DOI: 10.1080/02572117.2025.2501308
Author(s): Khaya Gqibitole University of Zululand, South Africa,

Abstract

This article celebrates one hundred years of South African radio broadcasting. It examines the role a Xhosa radio drama played in conscientizing its audience during apartheid. It also demonstrates the value of radio drama as an art form and its subversive role during apartheid. Deploying media content analysis, the study explores how Mandla Myeko’s Apho Sikhala Khona Isakhwatsha engaged apartheid. Radio was extended to black people in the 1960s; ostensible to control the minds of black audiences. Research shows that Broederbond members, the Afrikaner ‘thinktank’, were ‘planted’ at African radio stations for this purpose but their influence was at times contested by black scriptwriters and producers through radio drama. Radio drama carried subversive, albeit clandestine, messages to the highly politicised audience who could then decode the messages embedded in the rich Xhosa language. Despite close surveillance and censorship, radio drama persisted in its role of enlightening audiences, while at the same time fulfilling its educative, entertainment and informative mandate.
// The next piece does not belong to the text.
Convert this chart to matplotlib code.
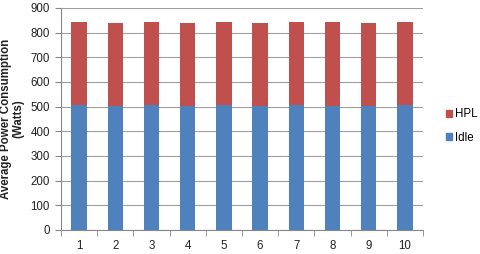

Audiences consumed radio content as a valid reflection of their lived realities. The rural settings of most of the dramas, for instance, camouflaged the dramas’ appeal in politically charged urban areas, thereby hiding the uniting power of these dramas concerning black people’s condition and struggles. The paucity of scholarship on the role of radio drama in resisting apartheid requires attention, as the present article attempts to. Finally, if it were not for the seditious risks taken through radio drama, marginalised rural audiences would have been kept in the dark about apartheid atrocities.